3. Endpoint attacks, operational security failures and malware
Beyond pure network attacks, real investigations routinely rely on endpoint compromises and operational mistakes: malware, fingerprintable browser behavior, DNS leaks, tracking cookies, or linking payment and hosting metadata for onion services have allowed law enforcement to pivot from technical correlation to concrete identities, and case studies of hidden‑service takedowns show investigators following administrative or payment trails to real‑world accounts [3] [10]. Academic surveys emphasize that many successful deanonymizations are the result of these non‑protocol failures rather than a wholesale break of Tor’s core cryptography [1] [5].
4. Real‑world evidence: documented successes but opaque scope
Journalistic investigations into recent takedowns (e.g., Boystown) produced internal documents and expert confirmation that timing analyses were used successfully multiple times in a single investigation, showing law enforcement can and does apply these techniques in practice [7]. Historical operations such as Operation Onymous prompted debate and Tor Project commentary about how servers and operators were located—public explanations remain partial, and the exact mix of technical attacks, informants, hosting errors, or cross‑jurisdiction policing is often undisclosed [8].
5. How often are these methods successful?

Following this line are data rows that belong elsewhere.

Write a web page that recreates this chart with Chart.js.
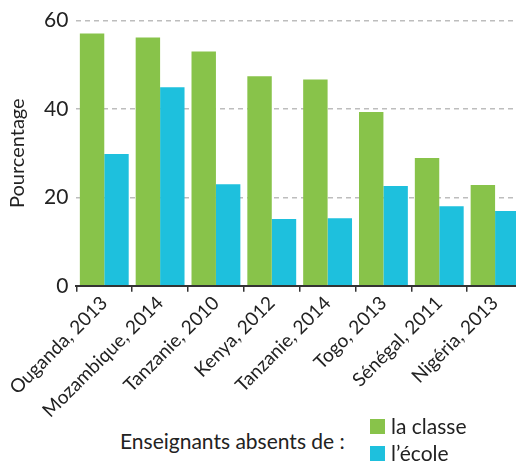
<!DOCTYPE html>
<html>
<head>
<meta charset="utf-8">
<script src="https://cdn.jsdelivr.net/npm/chart.js@4"></script>
<style>
  html, body { margin: 0; padding: 0; background: #fff; overflow: hidden; width: 516px; height: 466px; }
  #wrap { position: relative; width: 525px; height: 422px; }
  #legende { position: absolute; left: 120px; top: 414px; font-family: Lato, sans-serif; font-size: 21px; color: #222; }
  #legende .titre { position: absolute; left: 0; top: 14px; white-space: nowrap; }
  #legende .item { position: absolute; left: 250px; white-space: nowrap; line-height: 24px; }
  #legende .item span { display: inline-block; width: 15px; height: 15px; margin-right: 6px; vertical-align: 0px; }
</style>
</head>
<body>
<div id="wrap"><canvas id="graphique" width="525" height="422"></canvas></div>
<div id="legende"></div>
<script>
// Données
const pays = ['Ouganda, 2013', 'Mozambique, 2014', 'Tanzanie, 2010', 'Kenya, 2012', 'Tanzanie, 2014', 'Togo, 2013', 'Sénégal, 2011', 'Nigéria, 2013'];
const absentsClasse = [57.1, 56.2, 53.0, 47.4, 46.7, 39.3, 28.9, 22.8];
const absentsEcole = [29.8, 44.9, 23.0, 15.1, 15.3, 22.6, 18.0, 16.9];
const ticksY = [0, 20, 40, 60];

const vert = '#88c34a';
const bleu = '#1ec0dd';
const police = 'Lato, sans-serif';

// Légende HTML
const legende = document.getElementById('legende');
legende.innerHTML = `
  <div class="titre">Enseignants absents de :</div>
  <div class="item" style="top:0px"><span style="background:${vert}"></span>la classe</div>
  <div class="item" style="top:27px"><span style="background:${bleu}"></span>l’école</div>
`;

const ctx = document.getElementById('graphique').getContext('2d');
new Chart(ctx, {
  type: 'bar',
  data: {
    labels: pays,
    datasets: [
      { label: 'la classe', data: absentsClasse, backgroundColor: vert },
      { label: 'l’école', data: absentsEcole, backgroundColor: bleu }
    ]
  },
  options: {
    responsive: false,
    animation: false,
    categoryPercentage: 0.875,
    barPercentage: 1,
    layout: { padding: { top: 9, right: 2, left: 2, bottom: 0 } },
    plugins: {
      legend: { display: false },
      tooltip: { enabled: false }
    },
    scales: {
      x: {
        grid: { display: true, drawOnChartArea: false, drawTicks: true, tickLength: 6, color: '#333', lineWidth: 1.5 },
        border: { display: true, color: '#333', width: 2 },
        ticks: { color: '#222', font: { family: police, size: 19 }, maxRotation: 45, minRotation: 45, padding: 0, autoSkip: false }
      },
      y: {
        min: 0,
        max: 60,
        afterBuildTicks: axis => { axis.ticks = ticksY.map(v => ({ value: v })); },
        grid: {
          drawTicks: false,
          color: c => c.tick && c.tick.value === 0 ? 'rgba(0,0,0,0)' : '#bdbdbd',
          lineWidth: 1.5
        },
        border: { display: false, dash: [5, 4] },
        ticks: { color: '#222', font: { family: police, size: 21 }, padding: 8 },
        title: { display: true, text: 'Pourcentage', color: '#222', font: { family: police, size: 20 }, padding: { bottom: 6 } }
      }
    }
  }
});
</script>
</body>
</html>
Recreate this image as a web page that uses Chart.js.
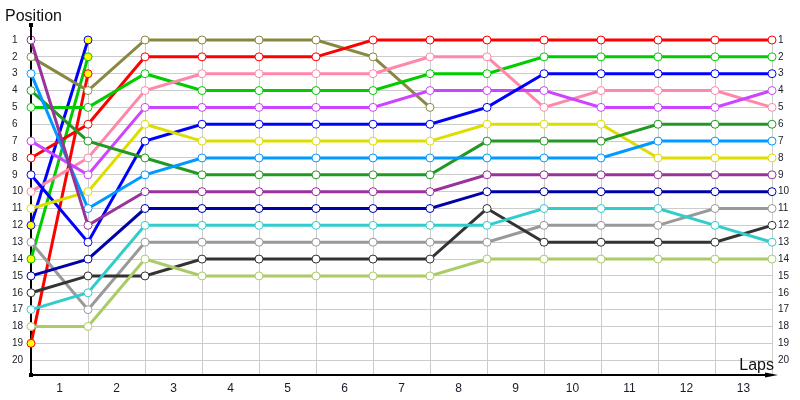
<!DOCTYPE html>
<html>
<head>
<meta charset="utf-8">
<script src="https://cdn.jsdelivr.net/npm/chart.js@4/dist/chart.umd.min.js"></script>
<style>
  body { margin: 0; background: #fff; }
  canvas { display: block; }
</style>
</head>
<body>
<canvas id="race-chart" width="800" height="400"></canvas>
<script>
// Point slots: 0 is the grid, then the end of each lap
const laps = ['0', '1', '2', '3', '4', '5', '6', '7', '8', '9', '10', '11', '12', '13'];
const lapLabels = ['1', '2', '3', '4', '5', '6', '7', '8', '9', '10', '11', '12', '13'];
const positions = [1, 2, 3, 4, 5, 6, 7, 8, 9, 10, 11, 12, 13, 14, 15, 16, 17, 18, 19, 20];

// Position of each car at every point slot
const purple = [1, 12, 10, 10, 10, 10, 10, 10, 9, 9, 9, 9, 9, 9];
const olive = [2, 4, 1, 1, 1, 1, 2, 5];
const lightBlue = [3, 11, 9, 8, 8, 8, 8, 8, 8, 8, 8, 7, 7, 7];
const darkGreen = [4, 7, 8, 9, 9, 9, 9, 9, 7, 7, 7, 6, 6, 6];
const green = [5, 5, 3, 4, 4, 4, 4, 3, 3, 2, 2, 2, 2, 2];
const violet = [7, 9, 5, 5, 5, 5, 5, 4, 4, 4, 5, 5, 5, 4];
const red = [8, 6, 2, 2, 2, 2, 1, 1, 1, 1, 1, 1, 1, 1];
const blue = [9, 13, 7, 6, 6, 6, 6, 6, 5, 3, 3, 3, 3, 3];
const pink = [10, 8, 4, 3, 3, 3, 3, 2, 2, 5, 4, 4, 4, 5];
const yellow = [11, 10, 6, 7, 7, 7, 7, 7, 6, 6, 6, 8, 8, 8];
const gray = [13, 17, 13, 13, 13, 13, 13, 13, 13, 12, 12, 12, 11, 11];
const navy = [15, 14, 11, 11, 11, 11, 11, 11, 10, 10, 10, 10, 10, 10];
const black = [16, 15, 15, 14, 14, 14, 14, 14, 11, 13, 13, 13, 13, 12];
const cyan = [17, 16, 12, 12, 12, 12, 12, 12, 12, 11, 11, 11, 12, 13];
const lightGreen = [18, 18, 14, 15, 15, 15, 15, 15, 14, 14, 14, 14, 14, 14];

// The three cars with yellow markers only run the first lap
const blueOut = [12, 1];
const greenOut = [14, 2];
const redOut = [19, 3];

const tickFont = { family: '"Liberation Sans", Arial, sans-serif', size: 10 };
const tickColor = '#1a1a2a';

function series(data, color, fill) {
  return {
    data: data,
    borderColor: color,
    backgroundColor: color,
    pointBackgroundColor: fill || '#ffffff',
    pointBorderColor: color,
    pointBorderWidth: 1,
    pointRadius: 4,
    borderWidth: 3,
    tension: 0,
    clip: false,
  };
}

// Axis ends, the arrow on the lap axis and the two axis titles
const axisDecor = {
  id: 'axisDecor',
  afterDraw(chart) {
    const { ctx, chartArea } = chart;
    const { left, right, top, bottom } = chartArea;
    ctx.save();
    ctx.strokeStyle = '#000';
    ctx.fillStyle = '#000';
    ctx.lineWidth = 2;

    ctx.beginPath();
    ctx.moveTo(left, top);
    ctx.lineTo(left, 25);
    ctx.stroke();
    ctx.fillRect(left - 2, 23, 4, 4);
    ctx.fillRect(left - 2, bottom - 2, 4, 4);

    ctx.beginPath();
    ctx.moveTo(right, bottom);
    ctx.lineTo(right + 1, bottom);
    ctx.stroke();
    ctx.beginPath();
    ctx.moveTo(right - 7, bottom - 2.5);
    ctx.lineTo(right + 6, bottom);
    ctx.lineTo(right - 7, bottom + 2.5);
    ctx.closePath();
    ctx.fill();

    ctx.fillStyle = '#111';
    ctx.font = '16px "Liberation Sans", Arial, sans-serif';
    ctx.textBaseline = 'alphabetic';
    ctx.textAlign = 'left';
    ctx.fillText('Position', 5, 21);
    ctx.textAlign = 'right';
    ctx.fillText('Laps', 774, 370);
    ctx.restore();
  },
};

const config = {
  type: 'line',
  data: {
    labels: laps,
    datasets: [
      series(lightGreen, '#aacc66'),
      series(cyan, '#33cccc'),
      series(black, '#333333'),
      series(navy, '#0000aa'),
      series(gray, '#999999'),
      series(purple, '#993399'),
      series(lightBlue, '#0099ff'),
      series(darkGreen, '#229922'),
      series(yellow, '#dddd00'),
      series(blue, '#0000ff'),
      series(violet, '#cc44ff'),
      series(pink, '#ff88aa'),
      series(green, '#00cc00'),
      series(red, '#ff0000'),
      series(olive, '#888844'),
      series(redOut, '#ff0000', '#ffff00'),
      series(greenOut, '#00cc00', '#ffff00'),
      series(blueOut, '#0000ff', '#ffff00'),
    ],
  },
  options: {
    responsive: false,
    animation: false,
    layout: {
      padding: { top: 40, left: 12, right: 0, bottom: 0 },
    },
    plugins: {
      legend: { display: false },
      tooltip: { enabled: false },
      title: { display: false },
    },
    scales: {
      x: {
        type: 'category',
        offset: false,
        grid: { color: '#cccccc', drawTicks: false },
        border: { display: true, color: '#000', width: 2 },
        ticks: { display: false },
        afterFit: (scale) => {
          scale.height = 0;
        },
      },
      lap: {
        type: 'category',
        labels: lapLabels,
        position: 'bottom',
        offset: true,
        grid: { display: false, drawTicks: false },
        border: { display: false },
        ticks: {
          padding: 6,
          autoSkip: false,
          maxRotation: 0,
          color: tickColor,
          font: { family: tickFont.family, size: 12 },
        },
        afterFit: (scale) => {
          scale.height = 25;
        },
      },
      y: {
        type: 'linear',
        position: 'left',
        reverse: true,
        min: 1,
        max: 20.88,
        afterBuildTicks: (scale) => {
          scale.ticks = positions.map((v) => ({ value: v }));
        },
        grid: { color: '#cccccc', drawTicks: false },
        border: { display: true, color: '#000', width: 2 },
        ticks: {
          crossAlign: 'far',
          padding: 8,
          color: tickColor,
          font: tickFont,
        },
        afterFit: (scale) => {
          scale.width = 19;
        },
      },
      y2: {
        type: 'linear',
        position: 'right',
        reverse: true,
        min: 1,
        max: 20.88,
        afterBuildTicks: (scale) => {
          scale.ticks = positions.map((v) => ({ value: v }));
        },
        grid: { display: false, drawTicks: false },
        border: { display: false },
        ticks: {
          crossAlign: 'near',
          padding: 6,
          color: tickColor,
          font: tickFont,
        },
        afterFit: (scale) => {
          scale.width = 28;
        },
      },
    },
  },
  plugins: [axisDecor],
};

window.raceChart = new Chart(document.getElementById('race-chart'), config);
</script>
</body>
</html>
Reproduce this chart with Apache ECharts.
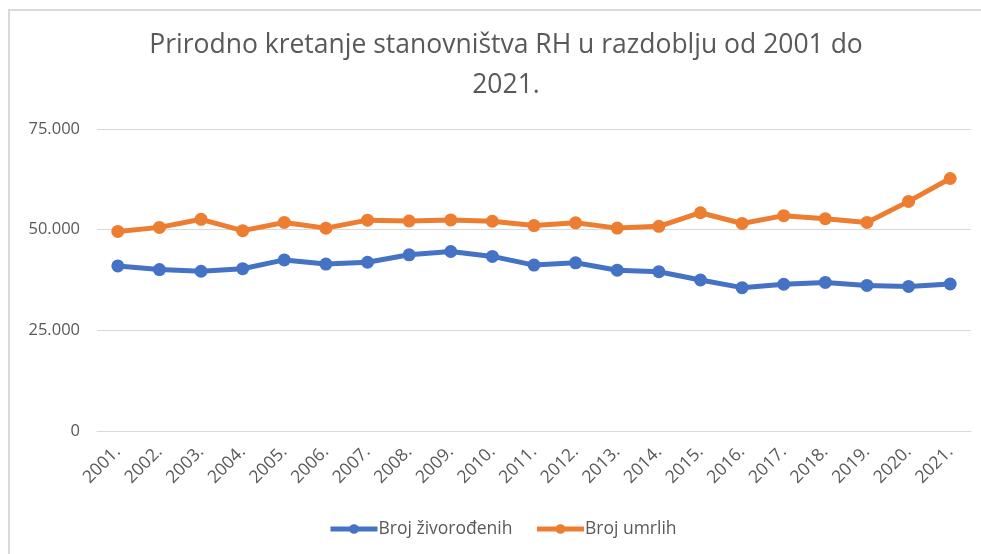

Academic and experimental results paint a split picture: lab studies report near‑perfect decloaking in controlled tests and high but imperfect accuracy on real relays (around 81% with measurable false positives in one study), while broader surveys stress that no single method scales to deanonymize large populations reliably and that success in the wild is uneven and depends on who the adversary is and what access they have [2] [9] [1]. Independent researchers point out that national actors with mass‑monitoring capability and legal powers to compel providers can achieve higher success rates than small adversaries, but comprehensive public statistics on frequency are lacking because authorities rarely disclose full technical details [5] [3].
6. Limits, countermeasures and institutional incentives
Tor’s design, guard rotation, and layered encryption limit blanket deanonymization and make mass surveillance expensive, and the Tor Project and academics advocate mitigations—from better endpoint hygiene to protocol tweaks—while also noting that law enforcement has institutional incentives to keep attack details secret to preserve investigative value, which biases public perception of both risk and success rates [4] [1] [7]. The evidence shows that targeted deanonymization—especially when combined with endpoint or legal powers—is feasible and has been used, but it is not the same as a universal break of Tor for all users at all times [5] [3].